Big Leaguer was based on an original story by John McNulty, who sold it to producer Matthew Rapf at MGM.

Herbert Butler wrote a script and in November 1952 MGM announced they would make the film under the Charles Schnee unit. Robinson signed later that month, the first film he had shot at MGM since Our Vines Have Tender Grapes. Filming would not begin until March 1953 to take advantage of spring training.

Robert Aldrich had worked at Enterprise Studios as an assistant director and met Herbert Baker on So This is New York. Baker recommended Aldrich as director because he had worked in television and "knew athletes". "They were looking for 'bright young guys' who'd been on the firing line for a while, someone they thought they could give an opportunity to and who knew what he was doing because they didn't", said Aldrich. Aldrich was signed to direct in January, 1953.

Jeff Richards, who was cast a baseball player, had been a baseball player in real life.

Spring training filming took place at Melbourne, Florida with the real-life New York Giants. The film was shot in Cape Canaveral in 17 days "out of nowhere" said Aldrich.

Aldrich remembered star Edward G. Robinson as "a marvellous actor and a brilliant man but he was not physically co ordinated. He would walk to first base and trip over the home plate."

==Reception==
According to MGM records the film earned $467,000 in the US and Canada and $92,000 elsewhere, resulting in a loss of $163,000.

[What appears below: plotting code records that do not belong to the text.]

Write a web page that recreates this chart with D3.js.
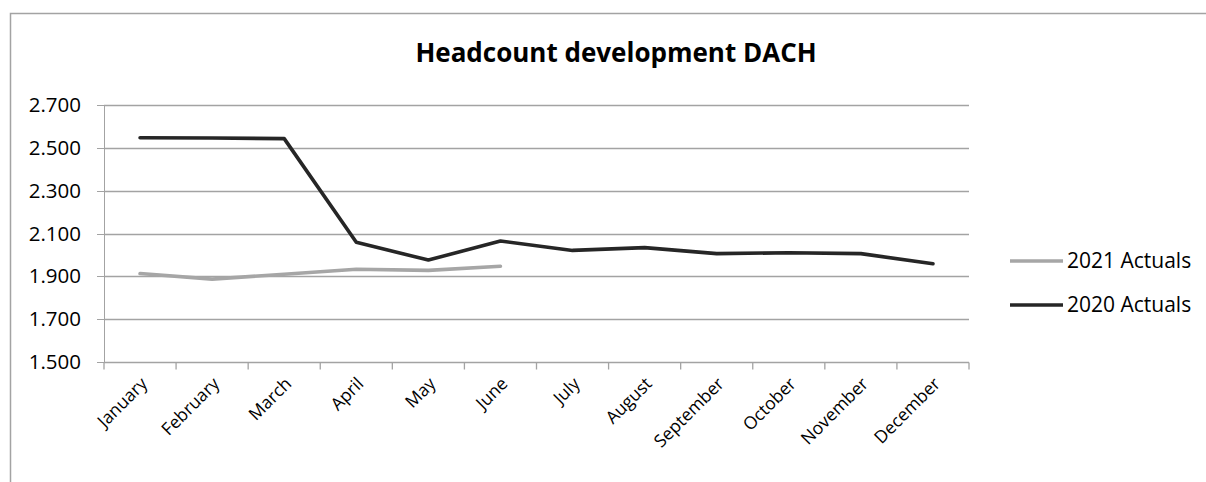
<!DOCTYPE html>
<html>
<head>
<meta charset="utf-8">
<script src="https://cdn.jsdelivr.net/npm/d3@7"></script>
<style>
  body { margin: 0; background: #fff; }
  svg { display: block; }
  svg text { font-family: "Open Sans", "Noto Sans", sans-serif; }
</style>
</head>
<body>
<div id="chart"></div>
<script>
// ---- data (headcount, thousands separator "." as in the source) ----
const months = ['January', 'February', 'March', 'April', 'May', 'June',
    'July', 'August', 'September', 'October', 'November', 'December'];
const actuals2021 = [1913, 1887, 1910, 1933, 1928, 1947];
const actuals2020 = [2547, 2546, 2543, 2059, 1976, 2065, 2021, 2034, 2006, 2010, 2006, 1959];
const yTicks = [1500, 1700, 1900, 2100, 2300, 2500, 2700];
const seriesNames = ['2021 Actuals', '2020 Actuals'];

const W = 1206, H = 482;
const plot = { left: 104, right: 969, top: 105, bottom: 362 };
const GRID = '#a3a3a3';
const COLORS = ['#a6a6a6', '#262626'];
const FONT = '"Open Sans", "Noto Sans", sans-serif';

const svg = d3.select('#chart').append('svg').attr('width', W).attr('height', H);

// chart frame (only top + left edges fall inside the picture)
svg.append('path')
    .attr('d', 'M10.5,' + H + 'V13.5H' + W)
    .attr('fill', 'none').attr('stroke', GRID).attr('stroke-width', 1.5);

svg.append('text')
    .attr('x', 616).attr('y', 62)
    .attr('text-anchor', 'middle')
    .attr('font-size', 26).attr('font-weight', 700).attr('fill', '#000')
    .text('Headcount development DACH');

const x = d3.scaleBand().domain(months).range([plot.left, plot.right]);
const y = d3.scaleLinear().domain([1500, 2700]).range([plot.bottom, plot.top]);

// gridlines + y axis
const yAxis = svg.append('g')
    .attr('transform', 'translate(' + plot.left + ',0)')
    .call(d3.axisLeft(y).tickValues(yTicks).tickSize(7).tickSizeOuter(0)
        .tickFormat(function (d) { return d3.format(',')(d).replace(',', '.'); }))
    .attr('font-family', FONT);
yAxis.select('.domain').attr('stroke', GRID);
yAxis.selectAll('.tick line').attr('stroke', GRID);
yAxis.selectAll('.tick text').attr('font-size', 20.5).attr('fill', '#000').attr('x', -23);

svg.append('g').selectAll('line').data(yTicks).enter().append('line')
    .attr('x1', plot.left).attr('x2', plot.right)
    .attr('y1', function (d) { return Math.round(y(d)) + 0.5; })
    .attr('y2', function (d) { return Math.round(y(d)) + 0.5; })
    .attr('stroke', GRID).attr('stroke-width', 1.3);
yAxis.selectAll('.tick').attr('transform', function (d) { return 'translate(0,' + (Math.round(y(d)) + 0.5) + ')'; });

// x axis: ticks on category boundaries, labels at band centres
const xg = svg.append('g').attr('transform', 'translate(0,' + (Math.round(plot.bottom) + 0.5) + ')');
const bounds = months.map(function (m) { return x(m); }).concat([plot.right]);
xg.selectAll('line').data(bounds).enter().append('line')
    .attr('x1', function (d) { return d; }).attr('x2', function (d) { return d; })
    .attr('y1', 0).attr('y2', 7)
    .attr('stroke', GRID).attr('stroke-width', 1.3);
xg.selectAll('text').data(months).enter().append('text')
    .attr('transform', function (d) {
        return 'translate(' + (x(d) + x.bandwidth() / 2 + 4) + ',18) rotate(-45)';
    })
    .attr('text-anchor', 'end')
    .attr('dy', '0.35em')
    .attr('font-size', 17.5).attr('fill', '#000')
    .text(function (d) { return d; });

// lines
const line = d3.line()
    .x(function (d, i) { return x(months[i]) + x.bandwidth() / 2; })
    .y(function (d) { return y(d); });

[actuals2021, actuals2020].forEach(function (vals, i) {
    svg.append('path')
        .datum(vals)
        .attr('d', line)
        .attr('fill', 'none')
        .attr('stroke', COLORS[i])
        .attr('stroke-width', 3.6)
        .attr('stroke-linejoin', 'round')
        .attr('stroke-linecap', 'round');
});

// legend
const legend = svg.append('g').selectAll('g').data(seriesNames).enter().append('g')
    .attr('transform', function (d, i) { return 'translate(1010,' + (261 + i * 44) + ')'; });
legend.append('line')
    .attr('x1', 0).attr('x2', 53)
    .attr('stroke', function (d, i) { return COLORS[i]; })
    .attr('stroke-width', 3.6);
legend.append('text')
    .attr('x', 57).attr('dy', '0.35em')
    .attr('font-size', 21).attr('fill', '#000')
    .text(function (d) { return d; });
</script>
</body>
</html>
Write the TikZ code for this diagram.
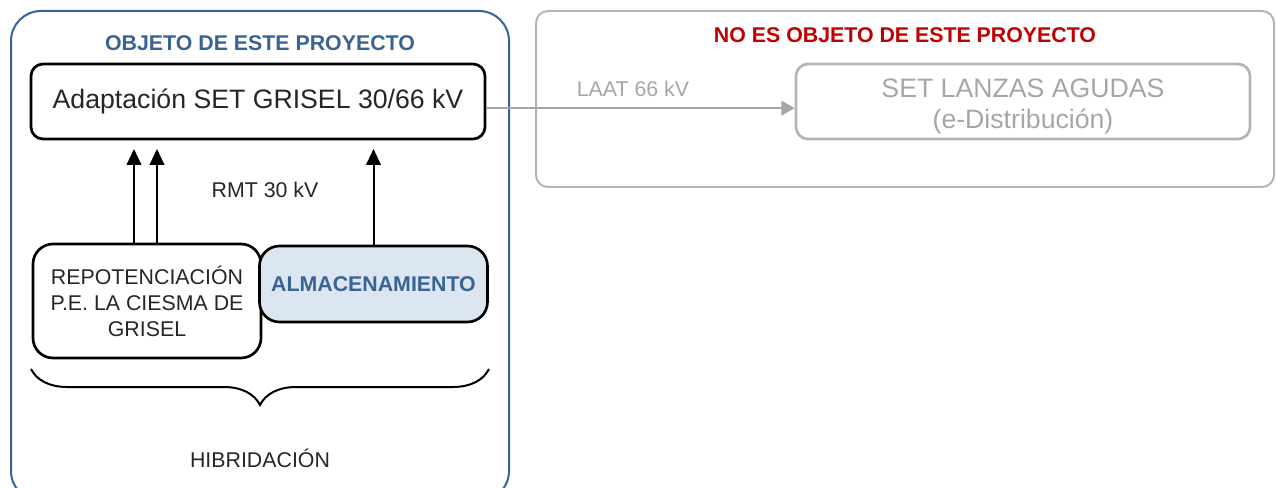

A Los Angeles Times reviewer called it a "cheery little opus" and praised Vera-Ellen's performance, saying she "surprises pleasantly with her straight acting effort."

Aldrich said "The world wasn't waiting for that picture. It was a picture about the New York Giants and Metro had the foresight to open it in Brooklyn, so you can't have expected it to do very well. Nothing much came out of it." In a 2004 interview, he recalled "It was not a personal film of my status at the time.... I feel the film was good but not indicative of what I wanted to express in the motion picture medium."